Con el tiempo y la llegada inexorable de la era computacional, cada pieza del tablero adquirió un valor numérico: Peón: 1; Alfil y Caballo: 3; Torre: 5; Dama: 9; Rey: ∞, otro concepto puramente matemático y posterior a los siglos en que apareció -según algunos historiadores- el juego. Estos valores son tan relativos como la posición que ocupan en el tablero, y el resultado de la ecuación final no siempre nos da al ganador, pero sí una idea precisa de quién está dominando. Cálculos, valores, algoritmos, funciones, demasiadas palabras compartidas para una mera casualidad.
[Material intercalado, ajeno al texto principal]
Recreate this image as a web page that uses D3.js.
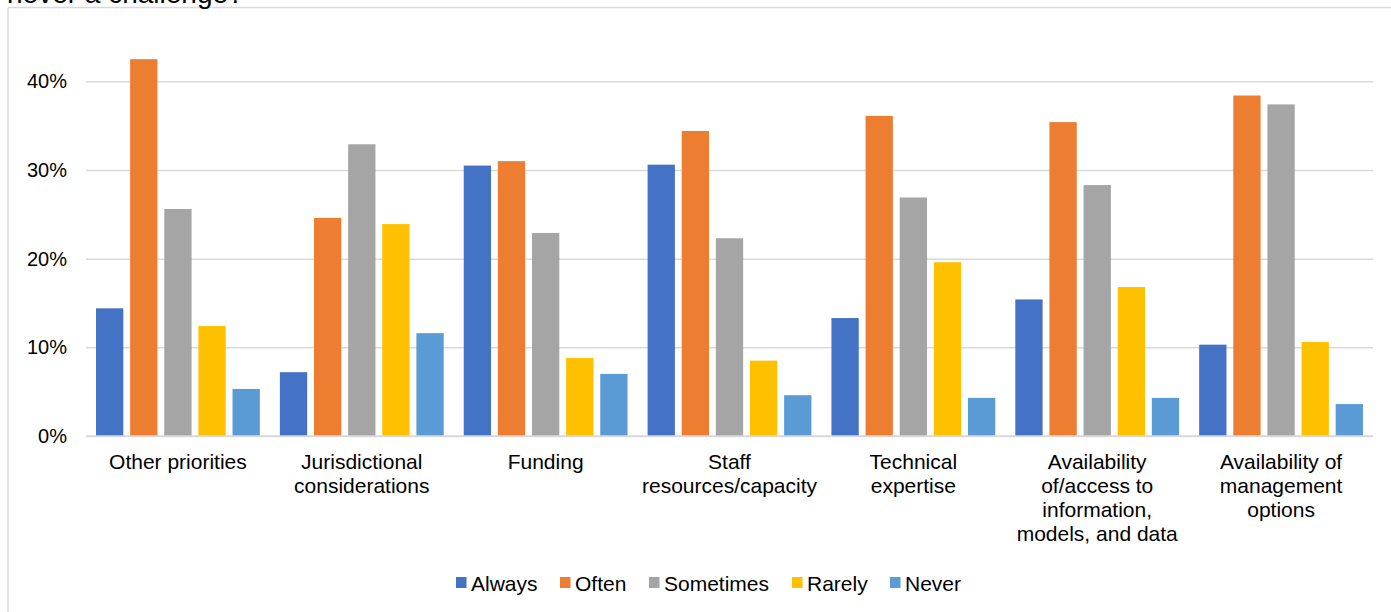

También resulta insoslayable la dimensión psicológica, que se asemeja a un “Juego de Tronos” entre dos mentes humanas, sensibles, frágiles, deseosas de probar que pueden conquistar al otro con un simple “ver donde el otro no ve” o “ver antes de que el otro vea”. El efecto será el mismo: devastación, frustración, pérdida emocional, por minutos, irreparable. Se trata de la misma sensación que nos asalta al intentar resolver un problema matemático de mesa de bar, como ser: “Si una botella y su corcho cuestan $250, y la botella cuesta $100 más que el corcho, ¿cuánto cuesta la botella y cuánto el corcho?”. Qué ganas de gritar $150 la botella y $100 el corcho, ¿verdad? Es una trampa, obviamente.
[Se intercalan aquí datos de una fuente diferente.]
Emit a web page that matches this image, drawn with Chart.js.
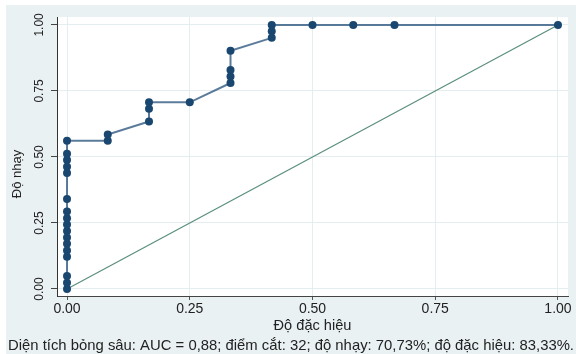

En el ajedrez hay muchas de ellas. Uno hace cuentas: 1 alfil más 2 peones, a cambio de 1 torre, salgo ganando. Pero si esos 2 peones eran lo último que te quedaba, y al otro le queda 1 peón, te va a ganar, casi seguro. Pero, como la poéticamente vapuleada ave fénix, surgirá una idea desde las cenizas de esas capturas que traerá esperanza, optimismo, ambiciones renovadas. Todo lo que parece perderse en la batalla se transmuta en ganancia con un peón que decide no tomar y en vez de ello orgullosamente avanzar. Los signos gestuales se invierten inmediatamente, y ahora la pelota está en el campo contrario. Y todo vuelve a empezar. Podría ser un juego eterno, pero el tiempo pasa, las piezas se resbalan del tablero y el desdibujado final se convierte en certeza absoluta. ¿Ahogo? ¿Tablas? ¿Jaque mate? Se devela el final de la sucesión de movimientos iniciados en aquel limpio mapa prometedor y temeroso. Alguien se va con un sabor amargo en la mente. Alguien queda con un pensamiento firme en el pecho.
No existe ningún otro juego que mantenga en el tiempo tremenda vigencia. Compite con LOL, Fornite, COC, Amongus, Counter Strike y otros miles, pero siempre gana. Es que jugar ajedrez es ejercer como criatura pensante, es usar “eso” que nos distingue, es arremangarnos la humanidad y lavar la mente de las distracciones del quehacer mundano. Sin importar si ganamos o perdemos, aprendemos en cada movimiento. Lidiamos con la frustración, con las ideas malas y sus consecuencias, con la inventiva, con la traición, propia y ajena, con la falta de ideas, con el entusiasmo, con el pesimismo, con todo lo humano que somos. Hasta que al final, nos enfrentamos al éxito o al fracaso. Pero siempre podemos empezar otra partida, o intentar resolver otro problema matemático.